In this game for move 60 I wanted to play A12 but was prevented from doing so. It didn’t tell me why in any way, and it was not a repeated board state, so I have no clue what rule could be causing this. Is this a bug, or some rule that I am missing?
It would actually be a superko repetition from a few moves prior. Looks like a rare PSK vs SSK difference
Ah, that is an interesting one; have not encountered superko before, thank you
That’s a new one. What’s a super ko?
For what it’s worth, even if you could retake the white group is dead anyways, black could simply play F9 to take your liberty. It’s not a seki. This situation is called “Eye kills no-eye.” Black has a real eye but white doesn’t, so White’s group will die once outside liberties are gone.
There is the basic ko rule, which I’d paraphrase as “you can’t repeat the previous position”. This is the traditional ko rule.
Then there were some people in modern times who thought it made sense to change that to “you can’t repeat any previous position” and they managed to convert some Western countries to use this modified rule.
That modified ko rule is called “superko”, and there are even a few variations: Superko at Sensei's Library.
Yeah, Superko is nice because it is extremely simple, and yet handles all the edge cases which arise under Simple Ko (undoing the opponent’s immediately prior move is forbidden) with no need for any special cases to be defined
The superko rule is indeed simple in theory, but in practice it can be hard to verify a violation (i.e. detecting a long cycle in your IRL games, such as Cycle at Sensei's Library, especially when both players make an effort What do you think Shin Jinseo and Katago's ranks would be on OGS? - #8 by gennan).
Edit: OP’s question is a similar case as the example under 3-move cycles on that senseis page.

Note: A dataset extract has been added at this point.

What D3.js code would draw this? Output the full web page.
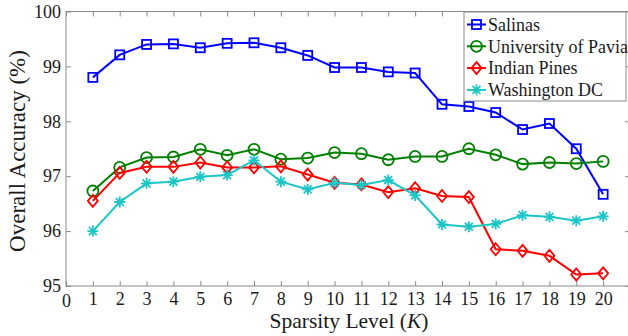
<!DOCTYPE html>
<html><head><meta charset="utf-8">
<script src="https://cdn.jsdelivr.net/npm/d3@7"></script>
<style>
html,body{margin:0;padding:0;background:#fff;overflow:hidden}
svg text{font-family:"Liberation Serif","Times New Roman",Times,"DejaVu Serif",serif !important;}
</style>
</head><body>
<svg id="c" width="628" height="336"></svg>
<script>
const kValues = [1,2,3,4,5,6,7,8,9,10,11,12,13,14,15,16,17,18,19,20];
const salinas = [98.80,99.21,99.40,99.41,99.34,99.42,99.43,99.34,99.20,98.98,98.98,98.90,98.88,98.31,98.27,98.16,97.85,97.96,97.50,96.67];
const pavia = [96.73,97.16,97.34,97.35,97.49,97.38,97.49,97.31,97.33,97.43,97.41,97.30,97.36,97.36,97.50,97.39,97.22,97.25,97.23,97.27];
const indianPines = [96.55,97.06,97.17,97.17,97.25,97.16,97.16,97.18,97.03,96.88,96.85,96.71,96.78,96.64,96.62,95.67,95.64,95.55,95.21,95.23];
const washingtonDC = [96.00,96.53,96.87,96.90,96.99,97.02,97.29,96.90,96.76,96.88,96.84,96.93,96.65,96.12,96.08,96.13,96.29,96.26,96.19,96.27];
const seriesNames = ["Salinas","University of Pavia","Indian Pines","Washington DC"];
const xTicks = [0,1,2,3,4,5,6,7,8,9,10,11,12,13,14,15,16,17,18,19,20];
const yTicks = [95,96,97,98,99,100];

const series = [
  {name: seriesNames[0], values: salinas, color: "#0000ff", marker: "square"},
  {name: seriesNames[1], values: pavia, color: "#008000", marker: "circle"},
  {name: seriesNames[2], values: indianPines, color: "#ff0000", marker: "diamond"},
  {name: seriesNames[3], values: washingtonDC, color: "#1cc6c6", marker: "star"}
];

const svg = d3.select("#c");
const L = 66, R = 630, T = 11.5, B = 286;
const x = d3.scaleLinear().domain([0,21]).range([L,R]);
const y = d3.scaleLinear().domain([95,100]).range([B,T]);
const axisColor = "#8a8a8a";
const txt = "#1a1a1a";

svg.append("rect").attr("x",L).attr("y",T).attr("width",R-L).attr("height",B-T)
  .attr("fill","none").attr("stroke",axisColor).attr("stroke-width",1);

const gx = svg.append("g").attr("transform",`translate(0,${B})`)
  .call(d3.axisBottom(x).tickValues(xTicks).tickSize(-5).tickPadding(6).tickFormat(d3.format("d")));
const gy = svg.append("g").attr("transform",`translate(${L},0)`)
  .call(d3.axisLeft(y).tickValues(yTicks).tickSize(-5).tickPadding(5).tickFormat(d3.format("d")));
const gy2 = svg.append("g").attr("transform",`translate(${R},0)`)
  .call(d3.axisRight(y).tickValues(yTicks).tickSize(-5).tickFormat(""));
const gx2 = svg.append("g").attr("transform",`translate(0,${T})`)
  .call(d3.axisTop(x).tickValues(xTicks).tickSize(-5).tickFormat(""));
[gx,gy,gy2,gx2].forEach(g=>{
  g.select(".domain").remove();
  g.selectAll(".tick line").attr("stroke",axisColor);
  g.selectAll("text").attr("font-size",18).attr("fill",txt);
});
gx.selectAll("text").attr("dy","0.71em");
gx.selectAll(".tick").filter(d=>d===0).select("text").attr("dy","0.85em");

svg.append("text").attr("x",349).attr("y",328).attr("text-anchor","middle")
  .attr("font-size",21.5).attr("fill",txt)
  .html('Sparsity Level (<tspan font-style="italic">K</tspan>)');
svg.append("text").attr("transform",`translate(25,151) rotate(-90)`).attr("text-anchor","middle")
  .attr("font-size",23).attr("fill",txt)
  .text("Overall Accuracy (%)");

function drawMarker(g, type, cx, cy, color){
  if(type==="square"){
    g.append("rect").attr("x",cx-4.5).attr("y",cy-4.5).attr("width",9).attr("height",9)
      .attr("fill","none").attr("stroke",color).attr("stroke-width",1.8);
  } else if(type==="circle"){
    g.append("circle").attr("cx",cx).attr("cy",cy).attr("r",5.5)
      .attr("fill","none").attr("stroke",color).attr("stroke-width",1.8);
  } else if(type==="diamond"){
    g.append("path").attr("d",`M${cx},${cy-6}L${cx+5},${cy}L${cx},${cy+6}L${cx-5},${cy}Z`)
      .attr("fill","none").attr("stroke",color).attr("stroke-width",1.8);
  } else {
    const r=5.5, d=r*0.72;
    g.append("path").attr("d",`M${cx-r},${cy}L${cx+r},${cy}M${cx},${cy-r}L${cx},${cy+r}M${cx-d},${cy-d}L${cx+d},${cy+d}M${cx-d},${cy+d}L${cx+d},${cy-d}`)
      .attr("fill","none").attr("stroke",color).attr("stroke-width",1.8);
  }
}

const line = d3.line().x((d,i)=>x(kValues[i])).y(d=>y(d));
series.forEach(s=>{
  const g = svg.append("g");
  g.append("path").attr("d",line(s.values)).attr("fill","none").attr("stroke",s.color).attr("stroke-width",2);
  s.values.forEach((v,i)=>drawMarker(g, s.marker, x(kValues[i]), y(v), s.color));
});

const lg = svg.append("g");
lg.append("rect").attr("x",464).attr("y",12).attr("width",162).attr("height",89)
  .attr("fill","#fff").attr("stroke",axisColor).attr("stroke-width",1);
series.forEach((s,i)=>{
  const ly = 24.5 + i*21.8;
  lg.append("line").attr("x1",467).attr("x2",486).attr("y1",ly).attr("y2",ly).attr("stroke",s.color).attr("stroke-width",2);
  drawMarker(lg, s.marker, 476.5, ly, s.color);
  lg.append("text").attr("x",488).attr("y",ly).attr("dy","0.35em")
    .attr("font-size",18).attr("fill",txt).text(s.name);
});
</script>
</body></html>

No more so than the repetition rule in chess (which also has no limit on how long ago the repeated position can have come from). I like chess’s approach of just saying it only applies if one of the players claims the draw. They also say that if it repeats twice more, it’s automatically a draw regardless of player desires, but that’s not essential to using such a rule irl. In both chess and Go, the vast majority of applications are incredibly trivial to judge and do not rely on remembering positions from many moves prior
In chess the repetition rule ends the game by declaring the game a draw. It doesn’t ban long cycles.

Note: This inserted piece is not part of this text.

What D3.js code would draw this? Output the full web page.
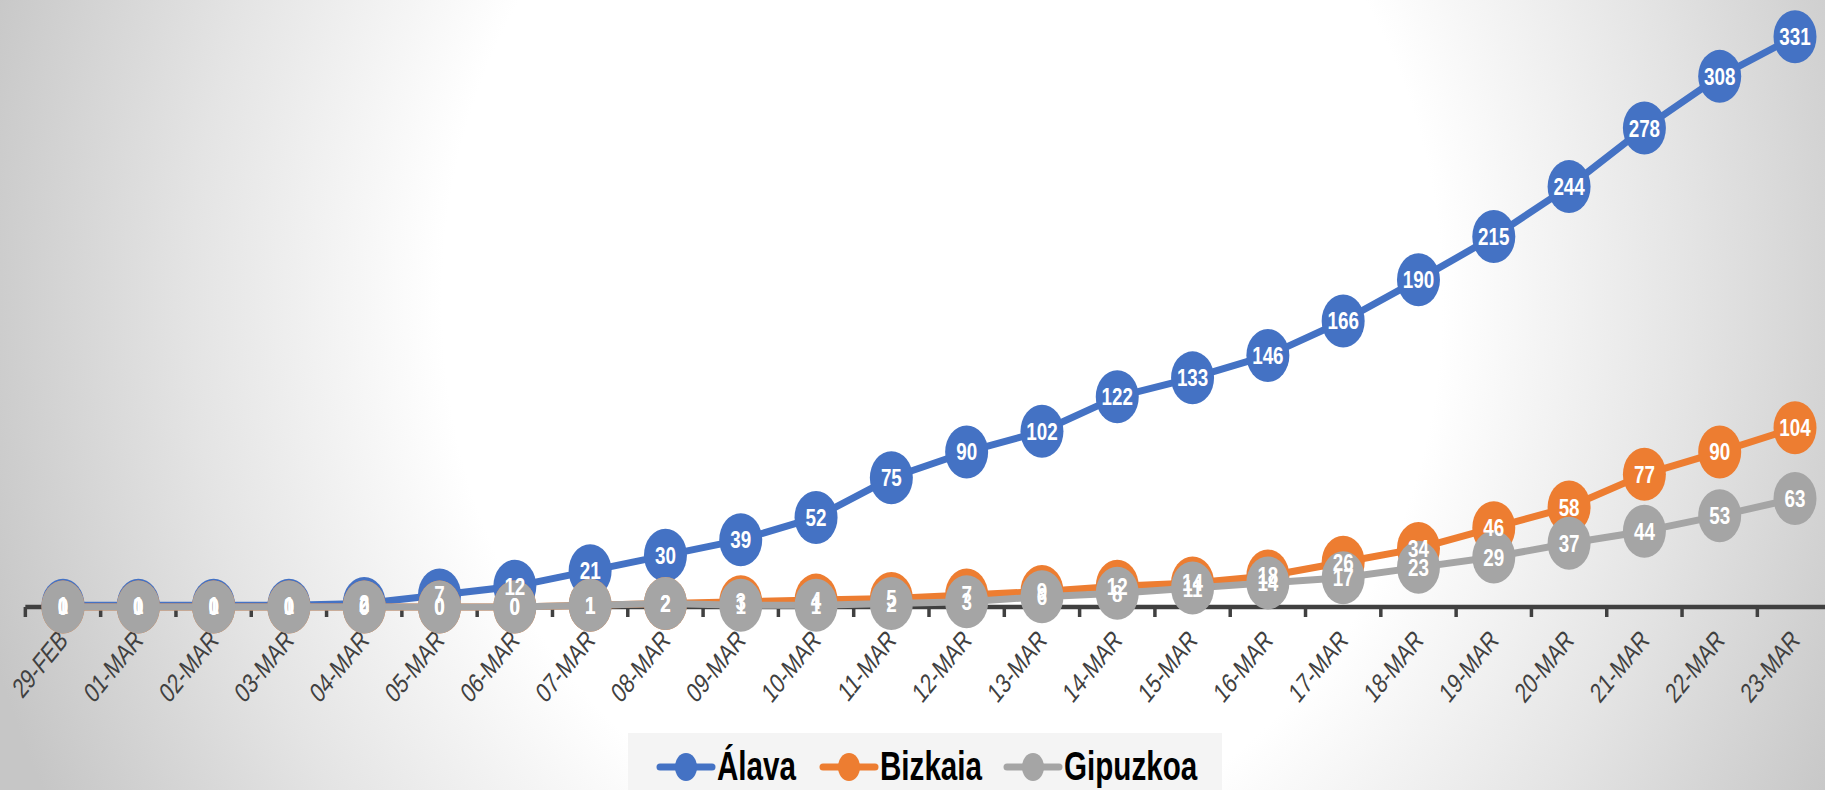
<!DOCTYPE html>
<html>
<head>
<meta charset="utf-8">
<script src="https://cdn.jsdelivr.net/npm/d3@7"></script>
<style>
  html, body { margin: 0; padding: 0; background: #fff; }
  svg { display: block; }
</style>
</head>
<body>
<svg id="chart" width="1825" height="790"></svg>
<script>
const dates = ["29-FEB","01-MAR","02-MAR","03-MAR","04-MAR","05-MAR","06-MAR","07-MAR","08-MAR","09-MAR","10-MAR","11-MAR","12-MAR","13-MAR","14-MAR","15-MAR","16-MAR","17-MAR","18-MAR","19-MAR","20-MAR","21-MAR","22-MAR","23-MAR"];
const alava    = [1,1,1,1,2,7,12,21,30,39,52,75,90,102,122,133,146,166,190,215,244,278,308,331];
const bizkaia  = [0,0,0,0,0,0,0,1,2,3,4,5,7,9,12,14,18,26,34,46,58,77,90,104];
const gipuzkoa = [0,0,0,0,0,0,0,1,2,1,1,2,3,6,8,11,14,17,23,29,37,44,53,63];
const seriesNames = ["Álava","Bizkaia","Gipuzkoa"];
const seriesColors = ["#4472C4","#ED7D31","#A5A5A5"];

const series = [alava, bizkaia, gipuzkoa].map((vals, i) => ({
  name: seriesNames[i], color: seriesColors[i],
  points: vals.map((v, j) => ({ d: dates[j], v }))
}));

const W = 1825, H = 790;
const svg = d3.select("#chart");
const defs = svg.append("defs");
const grad = defs.append("radialGradient")
  .attr("id", "bg")
  .attr("gradientUnits", "userSpaceOnUse")
  .attr("cx", 942).attr("cy", 300).attr("r", 1000)
  .attr("fx", 942).attr("fy", 300)
  .attr("gradientTransform", "translate(942,300) scale(1,1.12) translate(-942,-300)");
grad.append("stop").attr("offset", 0).attr("stop-color", "#ffffff");
grad.append("stop").attr("offset", 0.5).attr("stop-color", "#ffffff");
grad.append("stop").attr("offset", 0.75).attr("stop-color", "#e4e4e4");
grad.append("stop").attr("offset", 1).attr("stop-color", "#c6c6c6");

svg.append("rect").attr("width", W).attr("height", H).attr("fill", "url(#bg)");

const x = d3.scalePoint().domain(dates).range([63, 1795]);
const step = x.step();
const y = d3.scaleLinear().domain([0, 350]).range([607, 4]);

// category axis
const axisG = svg.append("g").attr("transform", `translate(0,${y(0)})`);
const bandEdges = d3.range(dates.length + 1).map(i => x(dates[0]) - step / 2 + i * step);
axisG.append("line")
  .attr("x1", bandEdges[0]).attr("x2", W)
  .attr("y1", 0).attr("y2", 0)
  .attr("stroke", "#404040").attr("stroke-width", 4.5);
axisG.selectAll("line.tick").data(bandEdges).join("line")
  .attr("class", "tick")
  .attr("x1", d => d).attr("x2", d => d)
  .attr("y1", 0).attr("y2", 10)
  .attr("stroke", "#404040").attr("stroke-width", 3.5);

axisG.selectAll("text.lab").data(dates).join("text")
  .attr("class", "lab")
  .attr("transform", d => `translate(${x(d) + 6},${35}) scale(1,1.23) rotate(-45) scale(0.85,1)`)
  .attr("text-anchor", "end")
  .attr("font-family", "'Liberation Sans', Arial, sans-serif")
  .attr("font-size", 23)
  .attr("fill", "#404040")
  .text(d => d);

// series
const line = d3.line().x(p => x(p.d)).y(p => y(p.v));
series.forEach(s => {
  const g = svg.append("g");
  g.append("path")
    .attr("d", line(s.points))
    .attr("fill", "none")
    .attr("stroke", s.color)
    .attr("stroke-width", 7)
    .attr("stroke-linejoin", "round")
    .attr("stroke-linecap", "round");
  g.selectAll("ellipse").data(s.points).join("ellipse")
    .attr("cx", p => x(p.d)).attr("cy", p => y(p.v))
    .attr("rx", 21.5).attr("ry", 26.5)
    .attr("fill", s.color);
});

// data labels on top
series.forEach(s => {
  svg.append("g").selectAll("text").data(s.points).join("text")
    .attr("transform", p => `translate(${x(p.d)},${y(p.v)}) scale(0.8,1)`)
    .attr("dy", "0.36em")
    .attr("text-anchor", "middle")
    .attr("font-family", "'Liberation Sans', Arial, sans-serif")
    .attr("font-weight", "bold")
    .attr("font-size", 23.5)
    .attr("fill", "#ffffff")
    .text(p => p.v);
});

// legend
const lg = svg.append("g");
lg.append("rect").attr("x", 628).attr("y", 733).attr("width", 594).attr("height", 70)
  .attr("fill", "#f3f3f3").attr("opacity", 0.9);
const legendX = [660, 823, 1007];
const legY = 767;
series.forEach((s, i) => {
  const g = lg.append("g").attr("transform", `translate(${legendX[i]},${legY})`);
  g.append("line").attr("x1", 0).attr("x2", 52).attr("y1", 0).attr("y2", 0)
    .attr("stroke", s.color).attr("stroke-width", 7).attr("stroke-linecap", "round");
  g.append("ellipse").attr("cx", 26).attr("cy", 0).attr("rx", 11).attr("ry", 14).attr("fill", s.color);
  g.append("text")
    .attr("transform", "translate(57,13) scale(0.8,1.12)")
    .attr("font-family", "'Liberation Sans', Arial, sans-serif")
    .attr("font-weight", "bold")
    .attr("font-size", 37)
    .attr("fill", "#000")
    .text(s.name);
});
</script>
</body>
</html>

To me that seems more similar to ending the game by No Result (Japanese/Korean rules and Chinese rules in practice), than by banning long cycles by the superko rule (AGA/BGA/FFG/NZ rules and Chinese rules on OGS).
The only thing that different is what happens when it triggers. The relevant identicality is in what information it requires (strictly speaking) to enforce (all previous game states). My point was that since that requirement does not prevent three-fold from working well over the board in chess (and I mentioned the implementation detail they use to make it more forgiving for fallible humans, one which can be easily adapted to Superko), it also shouldn’t be seen as preventing Superko from working well over the board
What’s that?
Positional Superko (just the position matters; who’s turn it is to play is ignored) and Situational Superko (the position and who’s turn it is to play must match to trigger the Superko Rule). In both cases captures are ignored, of course
And you suppose that the OP knows this (even I doubt that many understood it)

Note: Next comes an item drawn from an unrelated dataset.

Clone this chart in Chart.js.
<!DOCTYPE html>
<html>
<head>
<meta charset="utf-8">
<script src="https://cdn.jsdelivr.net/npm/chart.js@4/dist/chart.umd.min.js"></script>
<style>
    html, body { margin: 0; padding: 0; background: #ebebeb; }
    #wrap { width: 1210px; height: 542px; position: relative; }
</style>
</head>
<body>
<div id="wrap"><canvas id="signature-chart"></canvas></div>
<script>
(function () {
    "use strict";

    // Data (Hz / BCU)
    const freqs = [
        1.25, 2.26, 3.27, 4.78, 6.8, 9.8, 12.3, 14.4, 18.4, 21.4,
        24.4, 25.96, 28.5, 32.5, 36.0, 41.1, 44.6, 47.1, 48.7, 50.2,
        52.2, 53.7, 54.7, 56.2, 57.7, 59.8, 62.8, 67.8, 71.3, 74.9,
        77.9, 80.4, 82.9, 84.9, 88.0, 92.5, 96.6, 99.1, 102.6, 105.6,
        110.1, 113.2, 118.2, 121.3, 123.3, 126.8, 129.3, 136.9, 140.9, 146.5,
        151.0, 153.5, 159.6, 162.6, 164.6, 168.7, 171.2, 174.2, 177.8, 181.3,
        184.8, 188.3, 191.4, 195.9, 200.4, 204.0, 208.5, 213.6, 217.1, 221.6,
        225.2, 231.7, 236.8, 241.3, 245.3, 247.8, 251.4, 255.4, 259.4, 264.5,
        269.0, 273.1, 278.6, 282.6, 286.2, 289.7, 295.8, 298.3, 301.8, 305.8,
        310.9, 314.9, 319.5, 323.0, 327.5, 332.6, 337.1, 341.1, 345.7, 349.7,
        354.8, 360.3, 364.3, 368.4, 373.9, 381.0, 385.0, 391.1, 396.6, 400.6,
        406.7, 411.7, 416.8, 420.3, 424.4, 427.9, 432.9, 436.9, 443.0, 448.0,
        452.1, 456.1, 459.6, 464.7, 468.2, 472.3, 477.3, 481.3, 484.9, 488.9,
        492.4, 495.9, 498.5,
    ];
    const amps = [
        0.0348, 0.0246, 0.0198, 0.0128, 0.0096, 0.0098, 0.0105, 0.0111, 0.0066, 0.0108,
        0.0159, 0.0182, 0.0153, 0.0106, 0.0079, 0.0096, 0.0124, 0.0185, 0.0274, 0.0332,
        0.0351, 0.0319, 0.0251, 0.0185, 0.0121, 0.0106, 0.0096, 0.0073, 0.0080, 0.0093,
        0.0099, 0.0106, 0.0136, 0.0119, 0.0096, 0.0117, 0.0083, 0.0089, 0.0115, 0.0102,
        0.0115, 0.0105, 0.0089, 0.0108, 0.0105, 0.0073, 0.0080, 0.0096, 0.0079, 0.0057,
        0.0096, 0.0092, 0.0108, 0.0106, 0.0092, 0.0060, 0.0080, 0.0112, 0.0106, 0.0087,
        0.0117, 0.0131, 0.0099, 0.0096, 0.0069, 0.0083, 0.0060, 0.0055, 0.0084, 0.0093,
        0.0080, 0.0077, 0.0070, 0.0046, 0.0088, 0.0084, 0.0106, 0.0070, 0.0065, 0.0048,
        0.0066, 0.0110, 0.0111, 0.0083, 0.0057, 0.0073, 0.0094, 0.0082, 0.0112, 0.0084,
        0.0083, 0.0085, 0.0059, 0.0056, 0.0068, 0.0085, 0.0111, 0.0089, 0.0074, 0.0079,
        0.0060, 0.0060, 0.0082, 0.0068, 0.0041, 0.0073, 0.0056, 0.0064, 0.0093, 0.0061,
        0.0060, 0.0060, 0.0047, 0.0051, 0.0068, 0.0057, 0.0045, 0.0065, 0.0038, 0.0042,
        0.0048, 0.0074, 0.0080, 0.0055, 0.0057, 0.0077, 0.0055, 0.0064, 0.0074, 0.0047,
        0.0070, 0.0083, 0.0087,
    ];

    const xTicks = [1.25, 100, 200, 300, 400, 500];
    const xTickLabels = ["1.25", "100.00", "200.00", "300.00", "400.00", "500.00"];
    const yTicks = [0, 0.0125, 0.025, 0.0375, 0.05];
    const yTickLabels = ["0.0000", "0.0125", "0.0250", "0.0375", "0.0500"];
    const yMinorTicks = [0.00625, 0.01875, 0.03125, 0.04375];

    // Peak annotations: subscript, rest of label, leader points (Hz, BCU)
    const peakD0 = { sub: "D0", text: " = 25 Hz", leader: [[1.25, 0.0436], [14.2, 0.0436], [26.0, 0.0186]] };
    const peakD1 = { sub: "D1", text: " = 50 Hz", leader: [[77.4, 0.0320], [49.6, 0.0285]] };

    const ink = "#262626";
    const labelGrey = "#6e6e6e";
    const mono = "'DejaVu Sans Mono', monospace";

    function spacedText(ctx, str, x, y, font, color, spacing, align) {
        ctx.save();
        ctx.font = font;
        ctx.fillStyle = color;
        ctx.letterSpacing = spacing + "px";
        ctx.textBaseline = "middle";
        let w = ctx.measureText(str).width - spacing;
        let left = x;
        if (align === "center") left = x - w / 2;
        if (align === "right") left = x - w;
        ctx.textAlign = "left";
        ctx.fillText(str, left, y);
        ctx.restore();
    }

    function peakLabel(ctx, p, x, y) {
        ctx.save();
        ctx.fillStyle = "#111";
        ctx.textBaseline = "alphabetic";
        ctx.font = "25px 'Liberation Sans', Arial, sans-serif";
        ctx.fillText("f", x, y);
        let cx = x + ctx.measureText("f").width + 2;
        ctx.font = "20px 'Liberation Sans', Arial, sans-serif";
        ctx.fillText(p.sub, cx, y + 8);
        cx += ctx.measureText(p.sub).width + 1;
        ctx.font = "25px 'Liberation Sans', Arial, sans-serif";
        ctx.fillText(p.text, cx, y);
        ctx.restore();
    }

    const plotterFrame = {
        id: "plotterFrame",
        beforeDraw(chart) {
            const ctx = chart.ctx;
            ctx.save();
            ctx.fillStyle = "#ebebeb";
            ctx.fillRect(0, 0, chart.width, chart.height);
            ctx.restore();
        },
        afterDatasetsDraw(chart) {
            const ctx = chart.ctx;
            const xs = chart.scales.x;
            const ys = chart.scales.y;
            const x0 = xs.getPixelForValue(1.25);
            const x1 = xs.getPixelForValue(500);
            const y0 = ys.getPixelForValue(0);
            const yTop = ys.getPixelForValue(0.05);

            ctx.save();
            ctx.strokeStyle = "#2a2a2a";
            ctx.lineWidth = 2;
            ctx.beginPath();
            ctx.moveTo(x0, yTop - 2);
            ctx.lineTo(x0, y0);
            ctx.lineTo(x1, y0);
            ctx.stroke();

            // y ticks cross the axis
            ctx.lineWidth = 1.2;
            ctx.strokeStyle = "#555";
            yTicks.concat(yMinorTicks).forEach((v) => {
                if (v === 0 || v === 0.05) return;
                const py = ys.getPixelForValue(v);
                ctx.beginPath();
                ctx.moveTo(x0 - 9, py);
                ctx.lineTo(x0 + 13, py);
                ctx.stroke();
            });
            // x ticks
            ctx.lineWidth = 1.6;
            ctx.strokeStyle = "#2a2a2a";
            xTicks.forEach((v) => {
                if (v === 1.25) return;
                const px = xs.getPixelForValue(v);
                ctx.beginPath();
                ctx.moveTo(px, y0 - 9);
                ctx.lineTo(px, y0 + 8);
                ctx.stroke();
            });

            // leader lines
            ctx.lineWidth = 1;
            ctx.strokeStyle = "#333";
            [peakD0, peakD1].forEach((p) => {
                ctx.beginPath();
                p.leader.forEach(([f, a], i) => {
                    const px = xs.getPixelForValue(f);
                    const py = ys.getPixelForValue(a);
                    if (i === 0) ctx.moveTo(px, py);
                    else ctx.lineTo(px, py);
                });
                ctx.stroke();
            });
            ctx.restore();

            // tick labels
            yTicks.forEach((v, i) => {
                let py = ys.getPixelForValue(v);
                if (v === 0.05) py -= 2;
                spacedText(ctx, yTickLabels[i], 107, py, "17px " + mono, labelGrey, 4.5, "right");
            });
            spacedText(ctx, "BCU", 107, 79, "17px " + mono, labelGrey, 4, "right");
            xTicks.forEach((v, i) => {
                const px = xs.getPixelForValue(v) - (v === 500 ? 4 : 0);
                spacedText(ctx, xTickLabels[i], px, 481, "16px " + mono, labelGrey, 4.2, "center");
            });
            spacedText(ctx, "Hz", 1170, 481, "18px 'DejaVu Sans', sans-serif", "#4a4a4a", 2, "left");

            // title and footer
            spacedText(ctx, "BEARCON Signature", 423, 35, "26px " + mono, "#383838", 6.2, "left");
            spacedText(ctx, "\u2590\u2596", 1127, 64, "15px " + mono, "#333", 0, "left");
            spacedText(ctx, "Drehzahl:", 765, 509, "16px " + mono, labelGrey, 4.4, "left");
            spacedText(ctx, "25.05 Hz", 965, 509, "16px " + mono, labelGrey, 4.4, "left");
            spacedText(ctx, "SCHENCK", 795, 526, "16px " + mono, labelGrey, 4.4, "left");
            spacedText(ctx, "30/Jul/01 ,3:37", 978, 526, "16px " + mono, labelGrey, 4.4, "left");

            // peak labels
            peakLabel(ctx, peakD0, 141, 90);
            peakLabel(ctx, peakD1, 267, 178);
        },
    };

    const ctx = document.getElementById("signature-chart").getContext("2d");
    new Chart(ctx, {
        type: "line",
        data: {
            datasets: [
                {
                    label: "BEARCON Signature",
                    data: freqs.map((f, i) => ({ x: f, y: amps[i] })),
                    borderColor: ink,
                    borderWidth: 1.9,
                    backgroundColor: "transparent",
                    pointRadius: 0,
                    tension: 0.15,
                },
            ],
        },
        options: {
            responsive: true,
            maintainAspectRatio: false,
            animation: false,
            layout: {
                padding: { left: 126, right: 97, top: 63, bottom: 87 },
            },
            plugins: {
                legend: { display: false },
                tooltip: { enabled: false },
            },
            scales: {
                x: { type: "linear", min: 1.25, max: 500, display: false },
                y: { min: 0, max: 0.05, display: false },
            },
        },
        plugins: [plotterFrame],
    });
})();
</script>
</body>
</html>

I assumed that I had provided standard terms they could look up or ask for clarification on if needed. The only reason I never defined Superko until now in this thread, is that genann already did
I assume PSK and SSK are far from being anything like obvious abbreviations for a vast majority of players but ok if you feel so. I won’t go further.
I just looked up superko on sensei’s and it had PSK vs SSK; Samraku was descriptive enough.